The adjusted odds for having oropharyngeal gonorrhea were 1.46-fold for men with ≥4 kissing-only partners and 1.81-fold for men with ≥4 kissing-with-sex partners.
Oropharyngeal gonorrhea may be spread via French kissing, according to a new study out of Australia that looked at oropharynx-to-oropharynx transmission of the sexually transmitted infection (STI).
Investigators in Melbourne recruited more than 3000 gay and bisexual men who have sex with men (MSM) to participate in the study, which relied on a survey to create a mathematical model of gonorrhea transmission. Their findings were published in the journal Sexually Transmitted Infections.

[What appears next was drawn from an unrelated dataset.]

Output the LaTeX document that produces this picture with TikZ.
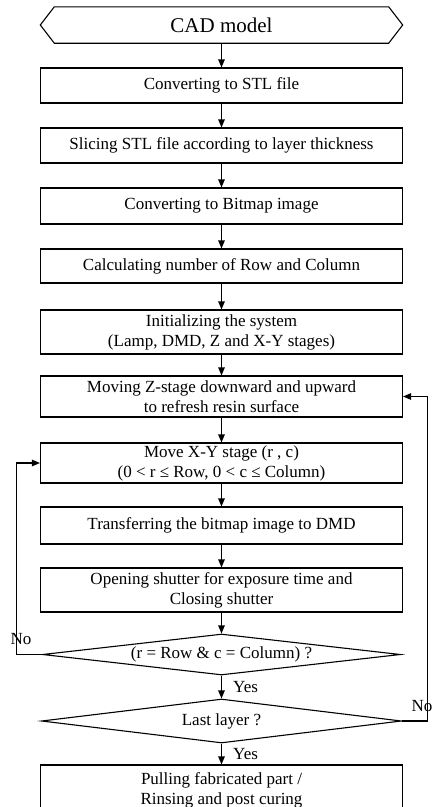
\documentclass[tikz,border=0pt]{standalone}
\usepackage{fontspec}
\setmainfont{Liberation Serif}
\usetikzlibrary{shapes.geometric,arrows.meta}
\begin{document}
\begin{tikzpicture}[x=1pt,y=-1pt,
  txt/.style={font=\fontsize{17}{20}\selectfont},
  box/.style={txt,draw,line width=1.1pt,minimum width=362pt,inner sep=0pt,align=center},
  dec/.style={txt,draw,diamond,aspect=8.7,line width=1.1pt,inner sep=0pt,align=center},
  arr/.style={line width=1.1pt,-{Triangle[length=8pt,width=6.5pt]}},
  lbl/.style={txt,inner sep=0pt}]
\useasboundingbox (0,0) rectangle (435,807);
\clip (0,0) rectangle (435,807);
\fill[white] (0,0) rectangle (435,807);
% start terminal
\node[minimum width=362pt,minimum height=36pt,inner sep=0pt,font=\fontsize{21}{24}\selectfont] (cad) at (221.5,25) {CAD model};
\draw[line width=1.1pt] (cad.west) -- ([xshift=14pt]cad.north west) -- ([xshift=-14pt]cad.north east) -- (cad.east) -- ([xshift=-14pt]cad.south east) -- ([xshift=14pt]cad.south west) -- cycle;
% boxes
\node[box,minimum height=35pt] (b1) at (221.5,85.5) {Converting to STL file};
\node[box,minimum height=35pt] (b2) at (221.5,145.5) {Slicing STL file according to layer thickness};
\node[box,minimum height=36pt] (b3) at (221.5,206) {Converting to Bitmap image};
\node[box,minimum height=34pt] (b4) at (221.5,266) {Calculating number of Row and Column};
\node[box,minimum height=44pt] (b5) at (221.5,332) {Initializing the system\\(Lamp, DMD, Z and X-Y stages)};
\node[box,minimum height=41pt] (b6) at (221.5,396.5) {Moving Z-stage downward and upward\\to refresh resin surface};
\node[box,minimum height=40pt] (b7) at (221.5,463) {Move X-Y stage (r , c)\\(0 < r ≤ Row, 0 < c ≤ Column)};
\node[box,minimum height=37pt] (b8) at (221.5,525.5) {Transferring the bitmap image to DMD};
\node[box,minimum height=44pt] (b9) at (221.5,590) {Opening shutter for exposure time and\\Closing shutter};
\node[dec,minimum width=358pt,minimum height=41pt] (d1) at (221.5,654.5) {(r = Row \& c = Column) ?};
\node[dec,minimum width=360pt,minimum height=44pt] (d2) at (221.5,721) {Last layer ?};
\node[box,minimum height=50pt] (b10) at (221.5,790) {Pulling fabricated part /\\Rinsing and post curing};
% connectors
\draw[arr] (cad.south) -- (b1.north);
\draw[arr] (b1.south) -- (b2.north);
\draw[arr] (b2.south) -- (b3.north);
\draw[arr] (b3.south) -- (b4.north);
\draw[arr] (b4.south) -- (b5.north);
\draw[arr] (b5.south) -- (b6.north);
\draw[arr] (b6.south) -- (b7.north);
\draw[arr] (b7.south) -- (b8.north);
\draw[arr] (b8.south) -- (b9.north);
\draw[arr] (b9.south) -- (d1.north);
\draw[arr] (d1.south) -- (d2.north);
\draw[arr] (d2.south) -- (b10.north);
\draw[arr] (d1.west) -- ++(-25.5,0) coordinate (lc) |- (b7.west);
\draw[arr] (d2.east) -- ++(25,0) coordinate (rc) |- (b6.east);
% labels
\node[lbl] (no1) at (21,639) {No};
\node[lbl] (no2) at (422,706) {No};
\node[lbl,anchor=west] (yes1) at (233,687) {Yes};
\node[lbl,anchor=west] (yes2) at (233,754) {Yes};
\end{tikzpicture}
\end{document}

Participants, who had visited a sexual health clinic in Melbourne between March 2016 and February 2017, were stratified into 3 categories of relationships: kissing-only (ie, no sex including no oral and/or anal sex), sex-only (ie, any sex without kissing), and kissing-with-sex (ie, kissing with any sex).
The median age of participants was 30 years [interquartile range (IQR): 25—37] and 6.2% (n = 229) had oropharyngeal gonorrhea. The average number of kissing-only partners in the last 3 months was 4.3, sex-only partners 1.4, and kissing-with-sex partners 5.0. Sex-only was not affiliated with oropharyngeal gonorrhea but kissing-only and kissing-with-sex were.
“The adjusted odds for having oropharyngeal gonorrhea were 1.46-fold [95% confidence interval (CI) 1.04 to 2.06] for men with ≥4 kissing-only partners and 1.81-fold (95% CI 1.17 to 2.79) for men with ≥4 kissing-with-sex partners,” investigators reported.
The research team concluded that kissing appears to be associated with the transmission of oropharyngeal gonorrhea regardless of whether sex also occurs.
“This data challenges the accepted traditional transmission routes of gonorrhea held for the past 100 years, where a partner’s penis was thought to be the source of throat infection,” lead author Eric P. F. Chow, PhD, MPH, BSc, associate professor at Monash University, told Contagion®. “A key strength of this study is that we measured ‘kissing-only partners’ for the first time. This has not been done before. We found after we controlled statistically for the number of men kissed, that ‘the number of men someone had sex with but did not kiss’ was not associated with throat gonorrhea.”
Chow and his team hope that their study demonstrates that safe sex isn’t necessarily a catch-all.
“Through our research, we have shown that gonorrhea can be passed on through kissing. This will help people understand how the infection was introduced—particularly if they have not been sexually active,” Chow told Contagion®. “We know it’s unlikely that people will stop kissing, and our team is already doing a clinical trial examining whether daily use of mouthwash could prevent gonorrhea. If it works, it could be a simple and cheap intervention for everyone.”